I've begun looking at the tests and before digging in too much wanted to ask for some feedback. I'm still a bit of a padawan level Golang coder so thank you in advance for what may be some newb-ish questions. I'd rather ask up front than submit a dumpster of a PR that needs to be reworked. 😄
I think that we'll have to make it so that methods like this one accept a token, or create new methods that mirror this but accept a token. If it was the former then if the token was passed as an empty string I'd not initialize the Token
parameter of the Config
object. Something like:
if token != "" {
config.Token = token
}
This is so that when we're testing a cluster that has had the ACL bootstrapped we can still do so in the same way. I'd probably also do things like make sure the parameter value was saved, etc.

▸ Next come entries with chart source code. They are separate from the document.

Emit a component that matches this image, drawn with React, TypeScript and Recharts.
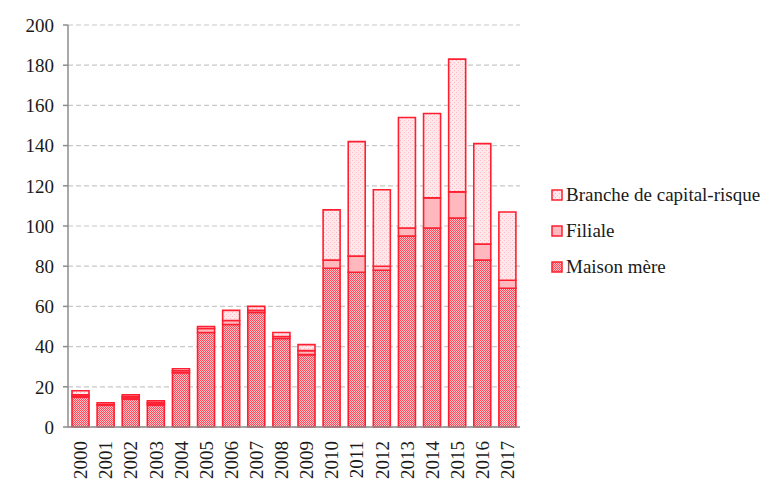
import React from 'react';
import { BarChart, Bar, XAxis, YAxis, CartesianGrid, Legend } from 'recharts';

const years = ['2000', '2001', '2002', '2003', '2004', '2005', '2006', '2007', '2008', '2009', '2010', '2011', '2012', '2013', '2014', '2015', '2016', '2017'];
const maisonMere = [15, 11, 14, 11, 27, 47, 51, 57, 44, 36, 79, 77, 78, 95, 99, 104, 83, 69];
const filiale = [1, 0, 1, 1, 1, 2, 2, 1, 1, 2, 4, 8, 2, 4, 15, 13, 8, 4];
const branche = [2, 1, 1, 1, 1, 1, 5, 2, 2, 3, 25, 57, 38, 55, 42, 66, 50, 34];
const yTicks = [0, 20, 40, 60, 80, 100, 120, 140, 160, 180, 200];
const edgeTicks = Array.from({ length: years.length + 1 }, (_, i) => i);

const data = years.map((year, i) => ({
  year,
  maison: maisonMere[i],
  filiale: filiale[i],
  branche: branche[i],
}));

const FONT = '"Liberation Serif", "Times New Roman", serif';
const RED = '#ff1f30';

const legendItems = [
  { name: 'Branche de capital-risque', fill: 'url(#patBranche)' },
  { name: 'Filiale', fill: '#ffb8be' },
  { name: 'Maison mère', fill: 'url(#patMaison)' },
];

const renderLegend = () => (
  <div style={{ fontFamily: FONT, fontSize: 19, color: '#1a1a1a' }}>
    {legendItems.map((item) => (
      <div key={item.name} style={{ display: 'flex', alignItems: 'center', height: 36 }}>
        <svg width={14} height={12} style={{ marginRight: 1 }}>
          <rect x={1} y={1} width={10} height={10} fill={item.fill} stroke={RED} strokeWidth={1.5} />
        </svg>
        <span>{item.name}</span>
      </div>
    ))}
  </div>
);

const YearTick = (props: any) => {
  const { x, y, payload } = props;
  return (
    <g transform={`translate(${x},${y})`}>
      <text
        transform="rotate(-90)"
        x={-14}
        y={0}
        dy="0.35em"
        textAnchor="end"
        fontFamily={FONT}
        fontSize={19}
        fill="#1a1a1a"
      >
        {payload.value}
      </text>
    </g>
  );
};

export default function App() {
  return (
    <div style={{ position: 'absolute', left: 0, top: 0, width: 775, height: 503, background: '#fff' }}>
      <BarChart
        width={775}
        height={503}
        data={data}
        margin={{ top: 25, right: 255, left: 0, bottom: 0 }}
        barSize={17}
      >
        <defs>
          <pattern id="patMaison" width={2} height={2} patternUnits="userSpaceOnUse">
            <rect width={2} height={2} fill="#ffc0c6" />
            <rect width={1} height={1} fill="#ff4a5b" />
            <rect x={1} y={1} width={1} height={1} fill="#ff4a5b" />
          </pattern>
          <pattern id="patBranche" width={4} height={4} patternUnits="userSpaceOnUse">
            <rect width={4} height={4} fill="#ffe8eb" />
            <rect width={1} height={1} fill="#ffb9c0" />
            <rect x={2} y={2} width={1} height={1} fill="#ffb9c0" />
          </pattern>
        </defs>
        <CartesianGrid vertical={false} stroke="#c8c8c8" strokeDasharray="5 3" strokeWidth={1.2} />
        <XAxis
          xAxisId="edge"
          type="number"
          domain={[0, years.length]}
          ticks={edgeTicks}
          tick={false}
          axisLine={false}
          tickLine={{ stroke: '#8c8c8c', strokeWidth: 1.5 }}
          tickSize={6}
          height={0}
        />
        <XAxis
          xAxisId="cat"
          dataKey="year"
          interval={0}
          tickLine={false}
          tickSize={0}
          tickMargin={0}
          axisLine={{ stroke: '#8c8c8c', strokeWidth: 1.5 }}
          tick={<YearTick />}
          height={76}
        />
        <YAxis
          domain={[0, 200]}
          ticks={yTicks}
          width={68}
          tickSize={5}
          tickMargin={9}
          axisLine={{ stroke: '#8c8c8c', strokeWidth: 1.5 }}
          tickLine={{ stroke: '#8c8c8c', strokeWidth: 1.5 }}
          tick={{ fontFamily: FONT, fontSize: 19, fill: '#1a1a1a' }}
        />
        <Legend
          layout="horizontal"
          verticalAlign="middle"
          align="center"
          content={renderLegend}
          wrapperStyle={{ left: 551, top: 177, width: 224, height: 108 }}
        />
        <Bar xAxisId="cat" dataKey="maison" name="Maison mère" stackId="a" fill="url(#patMaison)" stroke={RED} strokeWidth={1.6} isAnimationActive={false} />
        <Bar xAxisId="cat" dataKey="filiale" name="Filiale" stackId="a" fill="#ffb8be" stroke={RED} strokeWidth={1.6} isAnimationActive={false} />
        <Bar xAxisId="cat" dataKey="branche" name="Branche de capital-risque" stackId="a" fill="url(#patBranche)" stroke={RED} strokeWidth={1.6} isAnimationActive={false} />
      </BarChart>
    </div>
  );
}
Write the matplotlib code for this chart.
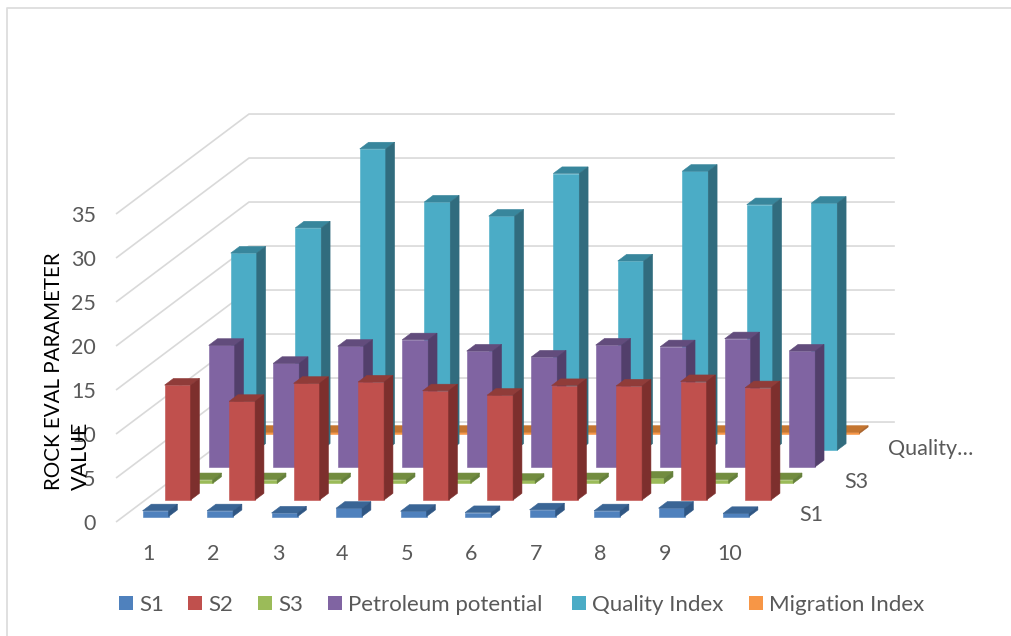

In a previous life in something like Python or others I'd use an optional parameter with a default value so the signature of the method call didn't change (necessitating upstream updates). But since Golang doesn't have that, and this method doesn't accept a struct
as its input, I can't make it accept this value without changing the outside interface. Ideally I don't want to duplicate all the logic in there just for this, though perhaps that is the best way (or refactor it further).
I welcome your input so I can make sure the implementation here is clean.
Your understanding seems correct to me. Feel free to update the signature of that method; it's only used in this repo, and it's just test code, and not some public API we maintain, so backwards incompatible changes are just fine there.
Sounds good, I'll run with this and hopefully have some tests up soon.
Hi there, I just wanted to check in and make sure the PR I linked to this issue didn't get lost in the ether? No worries at all if you (the collective you of the maintainers) have been busy.
Thanks for the PR @yardbirdsax. We are currently buried, but will get to it as soon as we can.
Hi again, just wanted to nudge this to see if the related PR could get merged? I've seen some folks fork my fork of this which leads me to believe people could use the functionality. I think everything has been addressed on the PR but if I've missed something please do let me know!